Norwich Bulletin: Childcare Concerns in Eastern Connecticut Factor in Hiring Problems
U.S. Rep. Joe Courtney joined colleagues on the Committee on Education and Labor to advance its portion of President Joe Biden’s proposed $3.5 trillion budget earlier this week.
One of 13 committees assigned to negotiate the final budget package, the committee’s plan would invest $761 billion in various education and workforce development initiatives.
In addition to providing tuition-free community college for millions of Americans and funding to repair and modernize public school buildings, it includes $80 billion in support to workforce development and apprenticeship programs across the country.
“The employer interest in that is extremely strong,” Courtney said this week. “This morning one of my staffers was on a conference call with the workforce boards in Connecticut, [they said] the phone is ringing off the hook [from employers] looking for graduates from the apprenticeship program."
Over the last five years, the Eastern Connecticut Workforce Investment Board has received 11,000 applications for its paid apprenticeship pipeline, placing 1,900 in job positions.
Mark Hill, the workforce board’s president, said he hoped to direct the additional funding proposed under the legislation could be used to expand Eastern Connecticut’s Manufacturing Pipeline by bringing the successful concept to other industry sectors.
Healthcare is a major opportunity to build on that success, Hill said, along with tourism and wind energy projects emerging in the region; and, with recreational marijuana sales approaching reality in the state, the growth of the cannabis sector could be an important option, he added.
Courtney underlines support for childcare
But the Build Back Better Act’s proposed support for workers in Connecticut and across the country is only part of the remedy to the nation’s lingering unemployment in the wake of the pandemic.
Statewide, Connecticut has recovered 67.2% of the 292,400 positions lost in the March and April 2020 Covid lockdown, according to the state’s Department of Labor report on August 1.
Roughly 74% of the Norwich-New London area’s workforce – or, 33,500 people -- became jobless between March and April of last year, the monthly job data shows; but after gaining back 90% of those positions by January of this year, new jobs added through the first eight months of 2021 have leveled-off.
The U.S. has recovered 76%, of the 22.4 million jobs lost in the spring of last year, leaving the nation 5.3 million jobs below its pre-pandemic level, the U.S. Dept. of Labor reported last month.
“There is a huge debate about why people weren’t coming back to work, was it the unemployment [subsidies], I am sure partly that was the case in some instances, but there is no question people’s concerns about their health and making sure their kids were in a safe place [while they were at work] is a huge factor,” Courtney said.
After taking “such a big hit” from the pandemic, the ability to get the daycare industry “back on its feet” requires dealing with low employee pay and low reimbursement for families that will “continue to hobble our economic recovery and I think the employer community sees this clearly,” he added,
In a recent conversation with Electric Boat Company President Kevin Graney, Courtney recalled the General Electric subsidiary’s retention and employment levels during COVID “was really a drag” in terms of younger working families coming back to work in the shipyard.

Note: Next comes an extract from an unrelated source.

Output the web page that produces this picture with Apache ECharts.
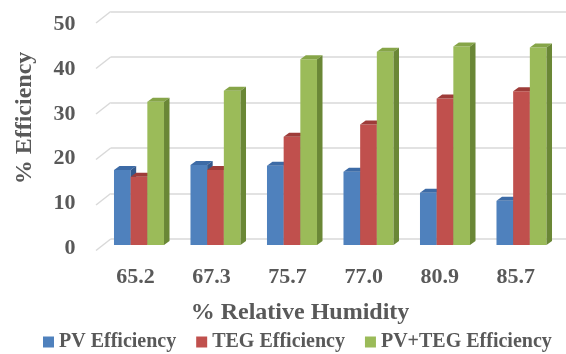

Key provisions of the House Education and Labor Committee’s portion of the bill will make pivotal investments, a proposed $450 billion, to lower the cost of childcare and secure universal pre-K for three and four-year-olds.
Under the proposed legislation, “the vast majority of families would not pay more than seven percent of their income on childcare, according to a committee fact sheet, and child care providers would have the resources to raise wages for child care workers and expand available supply to serve more children and families.
“COVID is one of these sort of “war-like” events that really put real stresses on all kinds of sectors and parts of American like that have really, in some cases, gotten broken and child daycare is certainly one of them,” Courtney said.